Researchers at the Max Planck Institute and MIT are working on ways to reduce CO2 in the production of metals. Six percent of global CO2 emissions—4.4. billion tonnes per year—are currently produced by the steel and aluminium industry. Modern societies would hardly be able to function without metals: alone 1.7 billion tonnes of steel and 94 million tonnes of aluminium are produced per year.
However, extracting metals from ores is extremely energy-intensive and produces huge amounts of CO2 emissions, thereby contributing to climate change. Steel and aluminium producers emit 30% of the greenhouse gases emitted by industrial companies worldwide.
In order to reduce CO2 emissions in production, industry must recycle more scrap. Melting down a metal consumes considerably less energy than extracting it from its ore. “This applies above all to waste generated in the metal industry itself because large quantities are involved, and they can be separated relatively homogeneously.
In the production of metals and their alloys, CO2-neutral processes are increasingly required. In this way, the respective ores can be electrolytically reduced directly to the corresponding metals with regenerated electricity.

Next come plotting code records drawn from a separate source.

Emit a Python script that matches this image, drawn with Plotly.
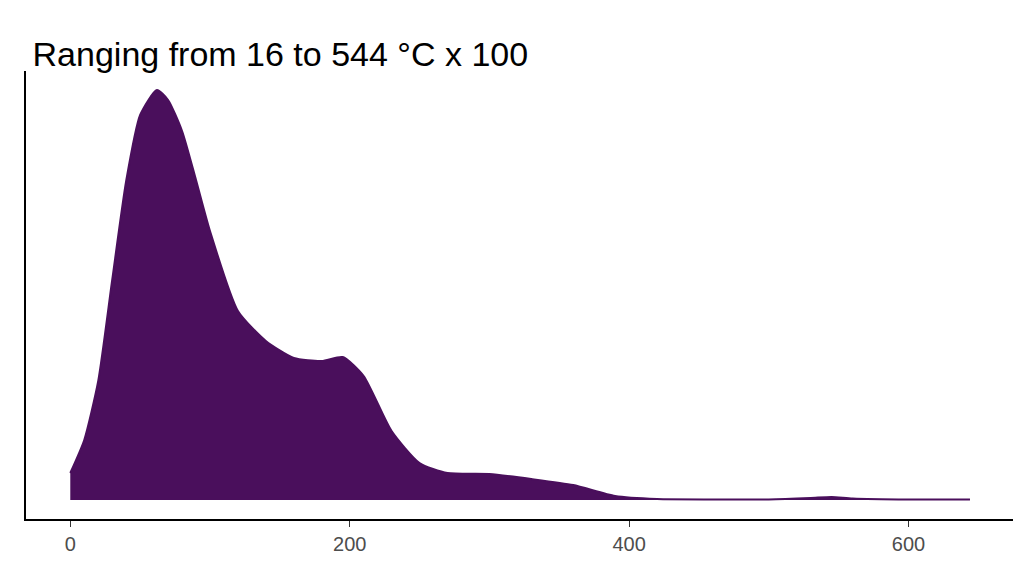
import plotly.graph_objects as go

temp = [0, 10, 20, 30, 40, 50, 62, 70, 80, 90, 100, 120, 140, 160, 180, 195, 210, 230, 250, 270, 300, 330, 360, 390, 420, 460, 500, 530, 545, 560, 600, 644]
density = [27, 60, 119, 220, 319, 385, 410, 400, 369, 320, 269, 189, 159, 142, 139, 143, 124, 69, 37, 27, 26, 21, 15, 4, 1, 0.6, 0.6, 2, 3, 1.5, 0.5, 0.5]

fig = go.Figure(go.Scatter(
    x=temp, y=density, mode="lines", fill="tozeroy",
    line=dict(color="#4A0F5C", width=2, shape="spline", smoothing=0.6),
    fillcolor="#4A0F5C", hoverinfo="skip"))

fig.update_layout(
    width=1024, height=576, plot_bgcolor="white", paper_bgcolor="white",
    margin=dict(l=18, r=19, t=63, b=65), showlegend=False,
    font=dict(family="Liberation Sans, Arial", color="#4d4d4d"),
    title=dict(text="Ranging from 16 to 544 °C x 100", x=0.024, y=0.94,
               xanchor="left", font=dict(size=34, color="black")))
fig.update_xaxes(range=[-31.7, 674.8], tickvals=[0, 200, 400, 600],
                 showgrid=False, zeroline=False, showline=True, linecolor="black",
                 linewidth=2, ticks="outside", ticklen=6, tickcolor="#333",
                 tickfont=dict(size=20, color="#4d4d4d"))
fig.update_yaxes(range=[-19, 429], showticklabels=False, showgrid=False,
                 zeroline=False, showline=True, linecolor="black", linewidth=2)

fig.write_html("out.html")
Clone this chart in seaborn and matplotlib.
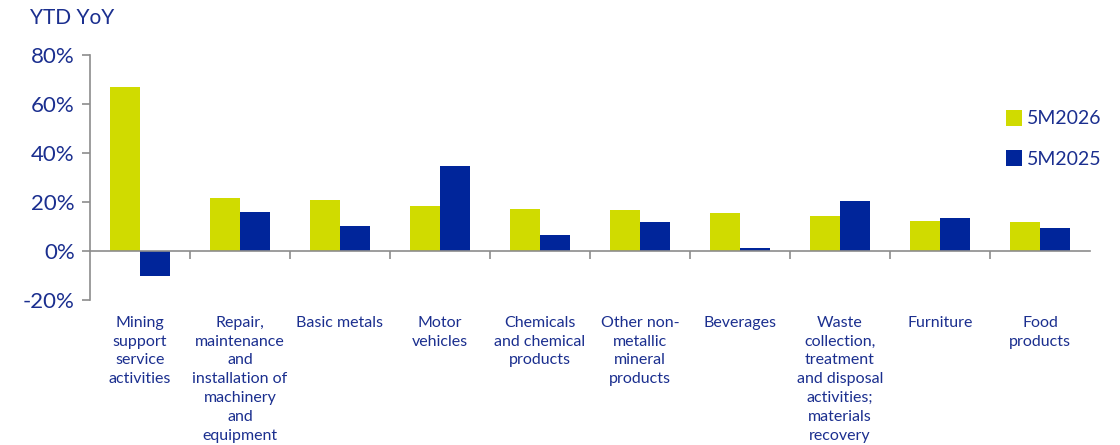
import matplotlib
matplotlib.use("Agg")
import numpy as np
import pandas as pd
import matplotlib.pyplot as plt
import seaborn as sns
from matplotlib.ticker import FuncFormatter, FixedLocator
from matplotlib.lines import Line2D

categories = [
    "Mining\nsupport\nservice\nactivities",
    "Repair,\nmaintenance\nand\ninstallation of\nmachinery\nand\nequipment",
    "Basic metals",
    "Motor\nvehicles",
    "Chemicals\nand chemical\nproducts",
    "Other non-\nmetallic\nmineral\nproducts",
    "Beverages",
    "Waste\ncollection,\ntreatment\nand disposal\nactivities;\nmaterials\nrecovery",
    "Furniture",
    "Food\nproducts",
]
series_names = ["5M2026", "5M2025"]
values_2026 = [66.9, 21.6, 20.8, 18.4, 17.1, 16.7, 15.5, 14.3, 12.2, 11.8]
values_2025 = [-10.2, 15.9, 10.2, 34.7, 6.5, 11.8, 1.2, 20.4, 13.5, 9.4]
y_ticks = [-20, 0, 20, 40, 60, 80]

GREEN = "#D0DB00"
BLUE = "#00259A"
TEXT = "#1B2F8F"
AXIS = "#8C8C8C"

df = pd.DataFrame({
    "Category": categories * 2,
    "Series": [series_names[0]] * len(categories) + [series_names[1]] * len(categories),
    "Value": values_2026 + values_2025,
})

sns.set_theme(style="white")
plt.rcParams["font.family"] = ["Lato", "DejaVu Sans"]

fig = plt.figure(figsize=(11.2, 4.45), dpi=100)
ax = fig.add_axes([90 / 1120, 1 - 300 / 445, 1000 / 1120, 245 / 445])

sns.barplot(data=df, x="Category", y="Value", hue="Series", order=categories,
            hue_order=series_names, palette=[GREEN, BLUE], width=0.6,
            saturation=1, linewidth=0, ax=ax, legend=False)

ax.set_xlim(-0.5, len(categories) - 0.5)
ax.set_ylim(-20, 80)
ax.set_xlabel("")
ax.set_ylabel("")

# spines: left axis grey, x axis drawn at zero
for s in ["top", "right"]:
    ax.spines[s].set_visible(False)
ax.spines["left"].set_color(AXIS)
ax.spines["left"].set_linewidth(1.2)
ax.spines["bottom"].set_position(("data", 0))
ax.spines["bottom"].set_color(AXIS)
ax.spines["bottom"].set_linewidth(1.2)

ax.yaxis.set_major_locator(FixedLocator(y_ticks))
ax.yaxis.set_major_formatter(FuncFormatter(lambda v, p: f"{v:.0f}%"))
ax.tick_params(axis="y", which="major", left=True, length=6, width=1.2, color=AXIS,
               labelsize=16, labelcolor=TEXT, pad=5)

ax.xaxis.set_minor_locator(FixedLocator(np.arange(0.5, len(categories) - 0.5, 1)))
ax.tick_params(axis="x", which="minor", bottom=True, length=6, width=1.2, color=AXIS,
               direction="out")
ax.tick_params(axis="x", which="major", bottom=False, length=0, pad=46.5,
               labelsize=11.5, labelcolor=TEXT)
for lbl in ax.get_xticklabels():
    lbl.set_verticalalignment("top")
    lbl.set_linespacing(1.45)

fig.text(30 / 1120, 1 - 18 / 445, "YTD YoY", fontsize=15, color=TEXT,
         ha="left", va="center")

handles = [Line2D([], [], marker="s", linestyle="", markersize=11,
                  markerfacecolor=c, markeredgewidth=0) for c in (GREEN, BLUE)]
leg = fig.legend(handles, series_names, loc="center left",
                 bbox_to_anchor=(988 / 1120, 1 - 139 / 445), frameon=False,
                 fontsize=14, labelspacing=1.2, handletextpad=0.2,
                 handlelength=0.9)
for t in leg.get_texts():
    t.set_color(TEXT)

fig.savefig("out.png", dpi=100)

However, metals can also be obtained in whole or in part with the aid of regenerative hydrogen.
Companies can also save a lot of energy and thus CO2 when processing metals, especially by reducing the considerable losses that occur at all stages. For example, 40% of the molten aluminium is lost before it has even become a sheet of metal. In the case of steel, this scrap amounts to 25% at the very beginning of processing.
Scrap must be better sorted since an alloy fulfills its function only if it does not contain too many impurities. Recycling therefore needs sophisticated techniques to identify, separate, clean, and crush alloys.
materials scientists are refining the possibilities of controlling the behaviour of metallic materials not only by their chemical composition but also by their micro- and nanostructure.
The ecological footprint of the metal industry can be drastically reduced simply by making alloys (or the components made from them) more durable. Fewer metals will have to be produced to replace them. Above all, corrosion protection would have a huge effect.
The efforts to counter corrosion are as varied as the corrosive effects themselves. The industry protects many metals from electrochemical decomposition with sacrificial anodes (the material of which is corroded first). Materials scientists are also investigating alloys that heal cracks and other damage themselves by changing their micro-structure. They are also developing coatings that can eliminate (or at least mitigate) corrosion damage.
Cars with lighter bodies consume less fuel, and turbines that can operate at higher temperatures generate more efficient electricity from the heat of fossil fuels. In some cases, the efficiency of the application can still be improved by the design of the components; 3-D printing creates new possibilities here. In many cases, however, metallurgists are once again called upon to develop appropriate alloys. By changing the composition and the micro-structure, they can increase the strength of the materials, reduce their density, or increase their resistance to high temperatures.